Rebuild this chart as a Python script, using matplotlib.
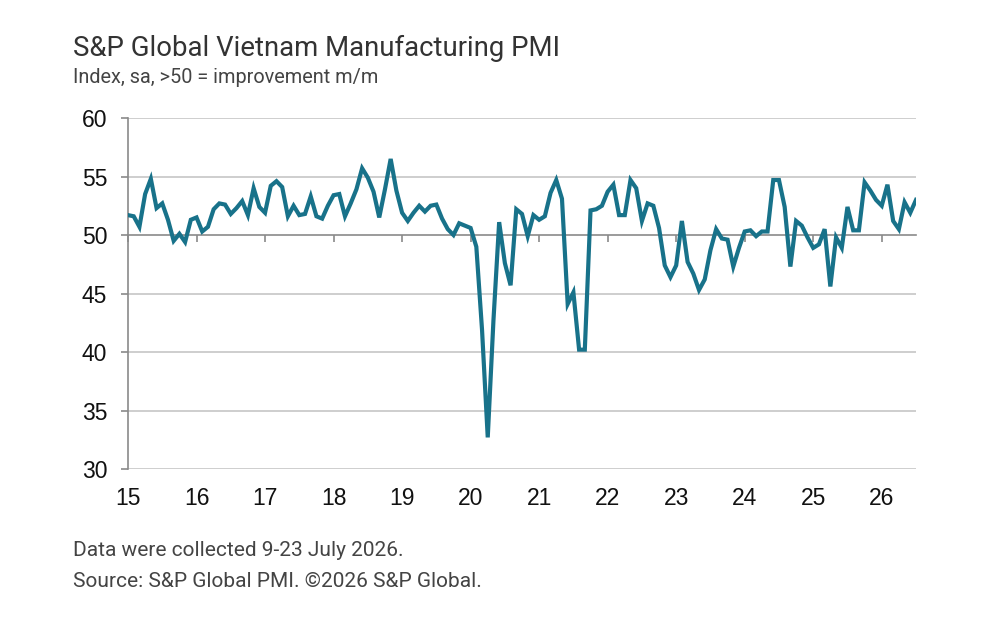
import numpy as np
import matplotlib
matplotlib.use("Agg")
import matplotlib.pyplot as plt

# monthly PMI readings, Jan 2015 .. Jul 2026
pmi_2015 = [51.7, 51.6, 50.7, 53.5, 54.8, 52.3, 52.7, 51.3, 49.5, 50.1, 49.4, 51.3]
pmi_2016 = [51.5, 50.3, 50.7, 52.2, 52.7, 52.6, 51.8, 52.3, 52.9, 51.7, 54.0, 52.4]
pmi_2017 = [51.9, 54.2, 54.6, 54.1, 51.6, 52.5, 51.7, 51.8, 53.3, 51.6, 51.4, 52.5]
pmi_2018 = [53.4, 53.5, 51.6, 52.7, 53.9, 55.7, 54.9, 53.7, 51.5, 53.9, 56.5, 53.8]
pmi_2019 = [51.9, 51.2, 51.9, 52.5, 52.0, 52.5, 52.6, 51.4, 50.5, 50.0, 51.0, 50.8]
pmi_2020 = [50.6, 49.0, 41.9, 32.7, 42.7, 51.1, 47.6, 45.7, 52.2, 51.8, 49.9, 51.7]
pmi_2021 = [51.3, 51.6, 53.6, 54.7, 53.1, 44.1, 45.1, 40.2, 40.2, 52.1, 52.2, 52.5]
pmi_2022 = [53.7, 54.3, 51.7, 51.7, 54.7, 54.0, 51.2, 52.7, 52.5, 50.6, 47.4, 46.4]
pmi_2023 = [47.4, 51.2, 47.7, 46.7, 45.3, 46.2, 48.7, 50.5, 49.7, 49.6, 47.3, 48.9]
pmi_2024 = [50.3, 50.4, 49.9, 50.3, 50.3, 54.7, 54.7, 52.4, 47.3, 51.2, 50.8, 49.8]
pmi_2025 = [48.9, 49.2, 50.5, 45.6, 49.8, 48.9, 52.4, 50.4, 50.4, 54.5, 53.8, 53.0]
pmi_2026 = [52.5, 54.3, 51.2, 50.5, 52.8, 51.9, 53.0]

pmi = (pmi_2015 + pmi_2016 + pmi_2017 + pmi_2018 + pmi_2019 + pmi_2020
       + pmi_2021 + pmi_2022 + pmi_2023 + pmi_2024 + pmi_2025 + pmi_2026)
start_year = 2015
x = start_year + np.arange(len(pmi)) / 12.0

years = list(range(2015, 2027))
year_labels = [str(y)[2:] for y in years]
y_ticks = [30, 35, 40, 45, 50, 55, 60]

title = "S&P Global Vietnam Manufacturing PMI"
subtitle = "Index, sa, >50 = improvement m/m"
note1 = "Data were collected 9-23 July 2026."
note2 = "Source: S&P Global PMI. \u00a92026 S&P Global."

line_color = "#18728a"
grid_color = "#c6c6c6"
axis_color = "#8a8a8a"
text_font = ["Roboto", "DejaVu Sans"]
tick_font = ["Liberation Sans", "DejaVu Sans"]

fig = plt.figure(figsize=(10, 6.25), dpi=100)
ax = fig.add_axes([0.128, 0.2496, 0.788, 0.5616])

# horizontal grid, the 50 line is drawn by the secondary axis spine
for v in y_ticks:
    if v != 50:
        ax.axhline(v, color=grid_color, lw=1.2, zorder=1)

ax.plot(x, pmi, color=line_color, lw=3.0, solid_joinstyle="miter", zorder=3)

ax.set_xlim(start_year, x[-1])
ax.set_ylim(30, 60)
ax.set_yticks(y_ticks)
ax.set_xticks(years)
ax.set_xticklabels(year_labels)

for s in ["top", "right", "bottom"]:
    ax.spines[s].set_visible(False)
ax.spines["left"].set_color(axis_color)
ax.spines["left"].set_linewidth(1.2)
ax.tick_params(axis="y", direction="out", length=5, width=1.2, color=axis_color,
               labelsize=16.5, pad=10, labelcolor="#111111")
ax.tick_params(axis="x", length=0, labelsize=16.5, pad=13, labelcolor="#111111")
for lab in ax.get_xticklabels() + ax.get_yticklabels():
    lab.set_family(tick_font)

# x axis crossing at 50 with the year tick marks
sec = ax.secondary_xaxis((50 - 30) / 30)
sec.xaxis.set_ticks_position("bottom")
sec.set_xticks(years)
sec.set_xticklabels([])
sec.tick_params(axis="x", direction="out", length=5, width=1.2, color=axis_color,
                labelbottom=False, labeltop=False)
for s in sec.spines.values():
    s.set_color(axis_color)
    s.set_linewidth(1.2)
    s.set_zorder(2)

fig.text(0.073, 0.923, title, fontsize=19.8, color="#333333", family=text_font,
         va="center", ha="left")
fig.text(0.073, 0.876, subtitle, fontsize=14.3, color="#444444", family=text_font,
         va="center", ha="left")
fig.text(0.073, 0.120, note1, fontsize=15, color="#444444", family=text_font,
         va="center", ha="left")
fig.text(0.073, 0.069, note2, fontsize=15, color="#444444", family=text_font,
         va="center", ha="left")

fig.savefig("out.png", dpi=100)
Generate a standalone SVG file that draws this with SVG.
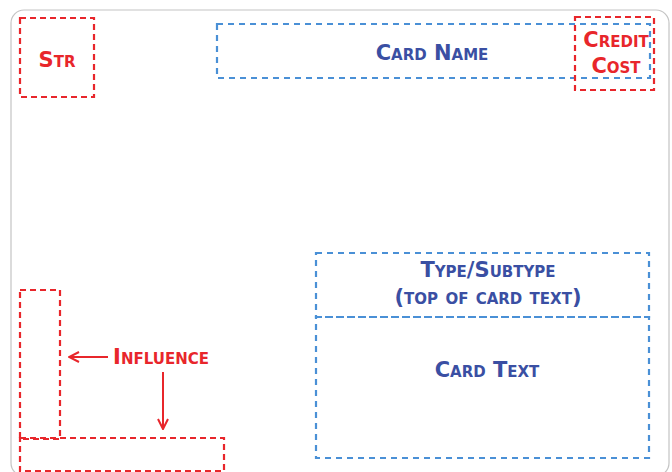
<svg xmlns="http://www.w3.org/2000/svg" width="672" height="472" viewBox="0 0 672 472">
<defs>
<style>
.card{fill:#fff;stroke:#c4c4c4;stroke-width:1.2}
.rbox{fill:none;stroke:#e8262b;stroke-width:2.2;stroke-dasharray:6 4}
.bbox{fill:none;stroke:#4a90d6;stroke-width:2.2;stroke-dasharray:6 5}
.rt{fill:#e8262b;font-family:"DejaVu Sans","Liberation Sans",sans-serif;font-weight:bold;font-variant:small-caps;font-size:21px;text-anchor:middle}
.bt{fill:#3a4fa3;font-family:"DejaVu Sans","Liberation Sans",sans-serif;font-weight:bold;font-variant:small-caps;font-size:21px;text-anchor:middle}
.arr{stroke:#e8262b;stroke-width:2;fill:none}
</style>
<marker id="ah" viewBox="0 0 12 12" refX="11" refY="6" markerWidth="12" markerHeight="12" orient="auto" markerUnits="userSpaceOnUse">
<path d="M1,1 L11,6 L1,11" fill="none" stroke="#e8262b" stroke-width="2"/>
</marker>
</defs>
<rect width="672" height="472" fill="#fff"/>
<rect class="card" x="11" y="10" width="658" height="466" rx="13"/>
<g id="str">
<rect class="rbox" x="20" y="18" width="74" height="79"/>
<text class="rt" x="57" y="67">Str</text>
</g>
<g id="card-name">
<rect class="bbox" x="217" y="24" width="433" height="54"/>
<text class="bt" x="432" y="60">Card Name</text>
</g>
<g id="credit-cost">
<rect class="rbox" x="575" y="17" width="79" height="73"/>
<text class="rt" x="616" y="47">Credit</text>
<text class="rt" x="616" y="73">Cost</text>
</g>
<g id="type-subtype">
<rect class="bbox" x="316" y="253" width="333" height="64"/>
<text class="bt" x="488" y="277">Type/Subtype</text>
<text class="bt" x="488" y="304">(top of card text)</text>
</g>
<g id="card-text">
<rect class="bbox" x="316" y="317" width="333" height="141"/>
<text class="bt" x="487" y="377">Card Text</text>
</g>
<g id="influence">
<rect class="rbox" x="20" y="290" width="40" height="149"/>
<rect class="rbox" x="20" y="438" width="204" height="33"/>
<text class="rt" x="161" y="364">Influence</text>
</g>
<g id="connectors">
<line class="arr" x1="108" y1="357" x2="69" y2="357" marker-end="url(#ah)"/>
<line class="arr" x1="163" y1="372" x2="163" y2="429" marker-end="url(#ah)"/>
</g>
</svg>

Problem details => Copy out all the data without changing anything, and drop the pictures.

Response to this exercise =>
Rebuild this chart as a Python script, using matplotlib.
import numpy as np
import matplotlib
matplotlib.use("Agg")
import matplotlib.pyplot as plt

# monthly PMI readings, Jan 2015 .. Jul 2026
pmi_2015 = [51.7, 51.6, 50.7, 53.5, 54.8, 52.3, 52.7, 51.3, 49.5, 50.1, 49.4, 51.3]
pmi_2016 = [51.5, 50.3, 50.7, 52.2, 52.7, 52.6, 51.8, 52.3, 52.9, 51.7, 54.0, 52.4]
pmi_2017 = [51.9, 54.2, 54.6, 54.1, 51.6, 52.5, 51.7, 51.8, 53.3, 51.6, 51.4, 52.5]
pmi_2018 = [53.4, 53.5, 51.6, 52.7, 53.9, 55.7, 54.9, 53.7, 51.5, 53.9, 56.5, 53.8]
pmi_2019 = [51.9, 51.2, 51.9, 52.5, 52.0, 52.5, 52.6, 51.4, 50.5, 50.0, 51.0, 50.8]
pmi_2020 = [50.6, 49.0, 41.9, 32.7, 42.7, 51.1, 47.6, 45.7, 52.2, 51.8, 49.9, 51.7]
pmi_2021 = [51.3, 51.6, 53.6, 54.7, 53.1, 44.1, 45.1, 40.2, 40.2, 52.1, 52.2, 52.5]
pmi_2022 = [53.7, 54.3, 51.7, 51.7, 54.7, 54.0, 51.2, 52.7, 52.5, 50.6, 47.4, 46.4]
pmi_2023 = [47.4, 51.2, 47.7, 46.7, 45.3, 46.2, 48.7, 50.5, 49.7, 49.6, 47.3, 48.9]
pmi_2024 = [50.3, 50.4, 49.9, 50.3, 50.3, 54.7, 54.7, 52.4, 47.3, 51.2, 50.8, 49.8]
pmi_2025 = [48.9, 49.2, 50.5, 45.6, 49.8, 48.9, 52.4, 50.4, 50.4, 54.5, 53.8, 53.0]
pmi_2026 = [52.5, 54.3, 51.2, 50.5, 52.8, 51.9, 53.0]

pmi = (pmi_2015 + pmi_2016 + pmi_2017 + pmi_2018 + pmi_2019 + pmi_2020
       + pmi_2021 + pmi_2022 + pmi_2023 + pmi_2024 + pmi_2025 + pmi_2026)
start_year = 2015
x = start_year + np.arange(len(pmi)) / 12.0

years = list(range(2015, 2027))
year_labels = [str(y)[2:] for y in years]
y_ticks = [30, 35, 40, 45, 50, 55, 60]

title = "S&P Global Vietnam Manufacturing PMI"
subtitle = "Index, sa, >50 = improvement m/m"
note1 = "Data were collected 9-23 July 2026."
note2 = "Source: S&P Global PMI. \u00a92026 S&P Global."

line_color = "#18728a"
grid_color = "#c6c6c6"
axis_color = "#8a8a8a"
text_font = ["Roboto", "DejaVu Sans"]
tick_font = ["Liberation Sans", "DejaVu Sans"]

fig = plt.figure(figsize=(10, 6.25), dpi=100)
ax = fig.add_axes([0.128, 0.2496, 0.788, 0.5616])

# horizontal grid, the 50 line is drawn by the secondary axis spine
for v in y_ticks:
    if v != 50:
        ax.axhline(v, color=grid_color, lw=1.2, zorder=1)

ax.plot(x, pmi, color=line_color, lw=3.0, solid_joinstyle="miter", zorder=3)

ax.set_xlim(start_year, x[-1])
ax.set_ylim(30, 60)
ax.set_yticks(y_ticks)
ax.set_xticks(years)
ax.set_xticklabels(year_labels)

for s in ["top", "right", "bottom"]:
    ax.spines[s].set_visible(False)
ax.spines["left"].set_color(axis_color)
ax.spines["left"].set_linewidth(1.2)
ax.tick_params(axis="y", direction="out", length=5, width=1.2, color=axis_color,
               labelsize=16.5, pad=10, labelcolor="#111111")
ax.tick_params(axis="x", length=0, labelsize=16.5, pad=13, labelcolor="#111111")
for lab in ax.get_xticklabels() + ax.get_yticklabels():
    lab.set_family(tick_font)

# x axis crossing at 50 with the year tick marks
sec = ax.secondary_xaxis((50 - 30) / 30)
sec.xaxis.set_ticks_position("bottom")
sec.set_xticks(years)
sec.set_xticklabels([])
sec.tick_params(axis="x", direction="out", length=5, width=1.2, color=axis_color,
                labelbottom=False, labeltop=False)
for s in sec.spines.values():
    s.set_color(axis_color)
    s.set_linewidth(1.2)
    s.set_zorder(2)

fig.text(0.073, 0.923, title, fontsize=19.8, color="#333333", family=text_font,
         va="center", ha="left")
fig.text(0.073, 0.876, subtitle, fontsize=14.3, color="#444444", family=text_font,
         va="center", ha="left")
fig.text(0.073, 0.120, note1, fontsize=15, color="#444444", family=text_font,
         va="center", ha="left")
fig.text(0.073, 0.069, note2, fontsize=15, color="#444444", family=text_font,
         va="center", ha="left")

fig.savefig("out.png", dpi=100)
Generate a standalone SVG file that draws this with SVG.
<svg xmlns="http://www.w3.org/2000/svg" width="672" height="472" viewBox="0 0 672 472">
<defs>
<style>
.card{fill:#fff;stroke:#c4c4c4;stroke-width:1.2}
.rbox{fill:none;stroke:#e8262b;stroke-width:2.2;stroke-dasharray:6 4}
.bbox{fill:none;stroke:#4a90d6;stroke-width:2.2;stroke-dasharray:6 5}
.rt{fill:#e8262b;font-family:"DejaVu Sans","Liberation Sans",sans-serif;font-weight:bold;font-variant:small-caps;font-size:21px;text-anchor:middle}
.bt{fill:#3a4fa3;font-family:"DejaVu Sans","Liberation Sans",sans-serif;font-weight:bold;font-variant:small-caps;font-size:21px;text-anchor:middle}
.arr{stroke:#e8262b;stroke-width:2;fill:none}
</style>
<marker id="ah" viewBox="0 0 12 12" refX="11" refY="6" markerWidth="12" markerHeight="12" orient="auto" markerUnits="userSpaceOnUse">
<path d="M1,1 L11,6 L1,11" fill="none" stroke="#e8262b" stroke-width="2"/>
</marker>
</defs>
<rect width="672" height="472" fill="#fff"/>
<rect class="card" x="11" y="10" width="658" height="466" rx="13"/>
<g id="str">
<rect class="rbox" x="20" y="18" width="74" height="79"/>
<text class="rt" x="57" y="67">Str</text>
</g>
<g id="card-name">
<rect class="bbox" x="217" y="24" width="433" height="54"/>
<text class="bt" x="432" y="60">Card Name</text>
</g>
<g id="credit-cost">
<rect class="rbox" x="575" y="17" width="79" height="73"/>
<text class="rt" x="616" y="47">Credit</text>
<text class="rt" x="616" y="73">Cost</text>
</g>
<g id="type-subtype">
<rect class="bbox" x="316" y="253" width="333" height="64"/>
<text class="bt" x="488" y="277">Type/Subtype</text>
<text class="bt" x="488" y="304">(top of card text)</text>
</g>
<g id="card-text">
<rect class="bbox" x="316" y="317" width="333" height="141"/>
<text class="bt" x="487" y="377">Card Text</text>
</g>
<g id="influence">
<rect class="rbox" x="20" y="290" width="40" height="149"/>
<rect class="rbox" x="20" y="438" width="204" height="33"/>
<text class="rt" x="161" y="364">Influence</text>
</g>
<g id="connectors">
<line class="arr" x1="108" y1="357" x2="69" y2="357" marker-end="url(#ah)"/>
<line class="arr" x1="163" y1="372" x2="163" y2="429" marker-end="url(#ah)"/>
</g>
</svg>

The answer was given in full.